Top Tips!
Understand the Brief
Plan Early
Use the Theoretical Framework
Choose Your Media Forms Wisely
Focus on Your Target Audience
Master the Technical Skills
Keep It Original
Document Your Process
Stay on Top of Deadlines
Reflect and Evaluate
Component 3: Cross-Media Production NEA (30%)
Media coursework involves creating a practical media project that demonstrates your understanding of media concepts, theories, and techniques.
Overview: Create a media product, usually a combination of texts such as television, advertising, marketing, magazines, or online media. The project should showcase an understanding of the media industry and the key conventions of chosen genres.
Portfolio: Coursework is often split into two components:
Pactical production: This is the media product you create (e.g., a short film, music video, magazine, etc.).
Evaluation: Reflection on and evaluation of the production process, explaining your choices in terms of conventions, target audience, and how your media product fits into the wider media landscape.
Key Elements to Include:
Research: Required to research existing media products in your chosen genre. This includes analyzing conventions, audiences, and how similar products are structured.
Planning: This includes storyboarding, planning the layout, sketching design ideas, and outlining your vision for the final product.
Production: The actual creation of your media product, which involves practical skills such as filming, editing, design, or coding.
Evaluation: An analysis of your work, what you learned, and how your product communicates with its intended audience.
Assessment Criteria:
Knowledge and understanding of media: How well you apply theories and conventions in your work.
Creativity and originality: The innovation in your media product.
Technical skills: How effectively you use the media tools to create your product (e.g., filming techniques, editing software, graphic design).
Evaluation and analysis: Your ability to reflect critically on your work, including both strengths and weaknesses.
Audience and Purpose: You must clearly define the target audience for your media product and how it communicates its message.
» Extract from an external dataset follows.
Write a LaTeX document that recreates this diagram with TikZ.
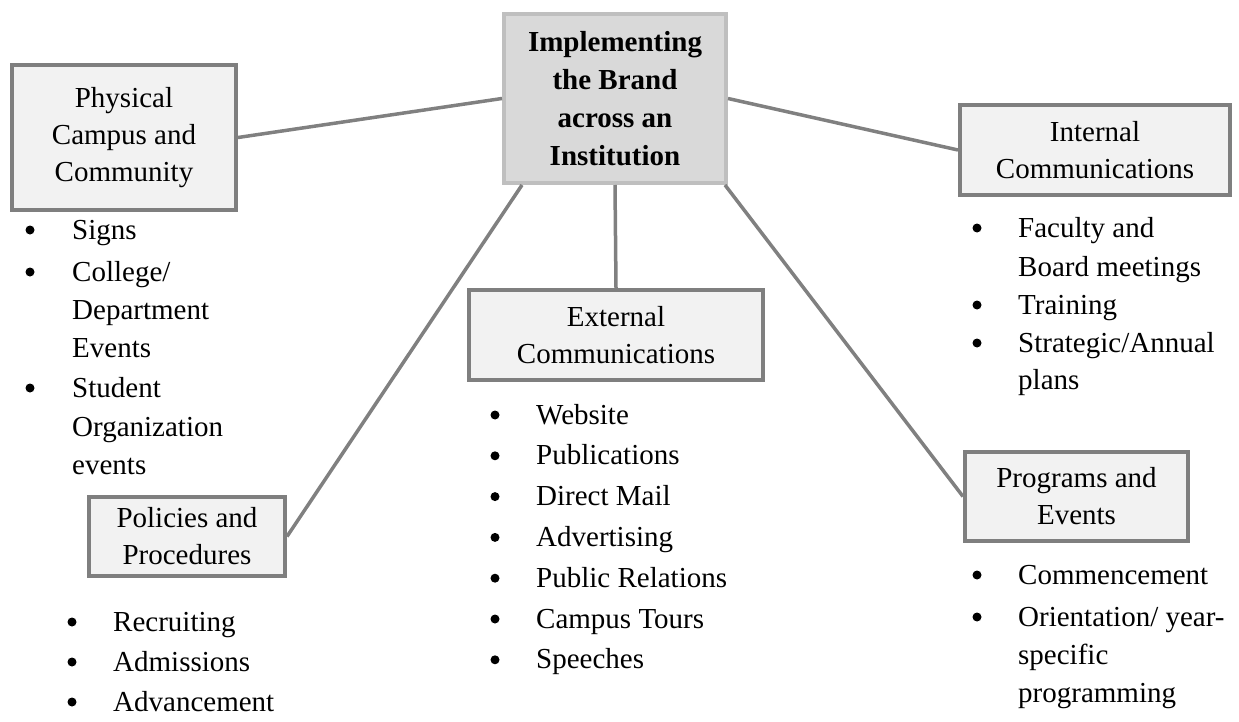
\documentclass[tikz,border=0pt]{standalone}
\usepackage{fontspec}
\setmainfont{Liberation Serif}
\definecolor{boxfill}{HTML}{F2F2F2}
\definecolor{boxline}{HTML}{7F7F7F}
\definecolor{hubfill}{HTML}{D9D9D9}
\definecolor{hubline}{HTML}{BFBFBF}
\definecolor{linkgray}{HTML}{808080}
\tikzset{
  box/.style={draw=boxline, fill=boxfill, line width=4pt, inner sep=0pt,
    align=center, font=\fontsize{29}{37}\selectfont},
  hub/.style={box, draw=hubline, fill=hubfill,
    font=\fontsize{29}{38}\selectfont\bfseries},
  link/.style={draw=linkgray, line width=3.5pt},
  itm/.style={anchor=base west, inner sep=0pt, font=\fontsize{29}{37}\selectfont},
  dot/.style={fill=black, circle, inner sep=0pt, minimum size=9pt}
}
\begin{document}
\begin{tikzpicture}[x=1pt, y=-1pt]
\useasboundingbox (0,0) rectangle (1239,722);

% central topic and the five areas
\node[hub, minimum width=222pt, minimum height=169pt] (hub) at (615,98.5)
  {Implementing\\the Brand\\across an\\Institution};
\node[box, minimum width=224pt, minimum height=145pt] (phys) at (124,137.5)
  {Physical\\Campus and\\Community};
\node[box, minimum width=270pt, minimum height=90pt] (intl) at (1095,150)
  {Internal\\Communications};
\node[box, minimum width=294pt, minimum height=90pt] (ext) at (616,335)
  {External\\Communications};
\node[box, minimum width=196pt, minimum height=79pt] (pol) at (187,536.5)
  {Policies and\\Procedures};
\node[box, minimum width=223pt, minimum height=89pt] (prog) at (1076.5,496.5)
  {Programs and\\Events};

% connectors
\path[link] (hub.west) -- (phys.east);
\path[link] (hub.east) -- (intl.west);
\path[link] (hub.south) -- (ext.north);
\path[link] ([xshift=20pt]hub.south west) -- (pol.east);
\path[link] ([xshift=-3pt]hub.south east) -- (prog.west);

% Physical Campus and Community
\node[dot] (pb1) at (30,230) {};
\node[dot] (pb2) at (30,272) {};
\node[dot] (pb3) at (30,388) {};
\node[itm] (p1) at (72,239) {Signs};
\node[itm] (p2) at (72,281) {College/};
\node[itm] (p3) at (72,319) {Department};
\node[itm] (p4) at (72,357) {Events};
\node[itm] (p5) at (72,397) {Student};
\node[itm] (p6) at (72,436) {Organization};
\node[itm] (p7) at (72,474) {events};

% Internal Communications
\node[dot] (ib1) at (977,228) {};
\node[dot] (ib2) at (977,305) {};
\node[dot] (ib3) at (977,343) {};
\node[itm] (i1) at (1018,237) {Faculty and};
\node[itm] (i2) at (1018,276) {Board meetings};
\node[itm] (i3) at (1018,314) {Training};
\node[itm] (i4) at (1018,352) {Strategic/Annual};
\node[itm] (i5) at (1018,389) {plans};

% External Communications
\foreach \t [count=\k] in {Website,Publications,Direct Mail,Advertising,
    Public Relations,Campus Tours,Speeches}{
  \pgfmathsetmacro{\yy}{415+40.8*(\k-1)}
  \node[dot] (eb\k) at (495,\yy) {};
  \node[itm] (e\k) at (536,\yy+9) {\t};
}

% Programs and Events
\node[dot] (gb1) at (977,575) {};
\node[dot] (gb2) at (977,617) {};
\node[itm] (g1) at (1018,584) {Commencement};
\node[itm] (g2) at (1018,626) {Orientation/ year-};
\node[itm] (g3) at (1018,664) {specific};
\node[itm] (g4) at (1018,702) {programming};

% Policies and Procedures
\node[dot] (cb1) at (72,622) {};
\node[dot] (cb2) at (72,662) {};
\node[dot] (cb3) at (72,702) {};
\node[itm] (c1) at (113,631) {Recruiting};
\node[itm] (c2) at (113,671) {Admissions};
\node[itm] (c3) at (113,711) {Advancement};
\end{tikzpicture}
\end{document}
The coursework often requires you to explain the purpose of your product and how it fits within a specific context (e.g., marketing, entertainment, social change).
Real-World Connection: The coursework encourages you to consider how your product might fit within the professional media world, such as understanding industry practices and audience expectations.
The project requires students to apply their understanding of the theoretical framework (media language, representation, media industries, and audiences) and digital convergence.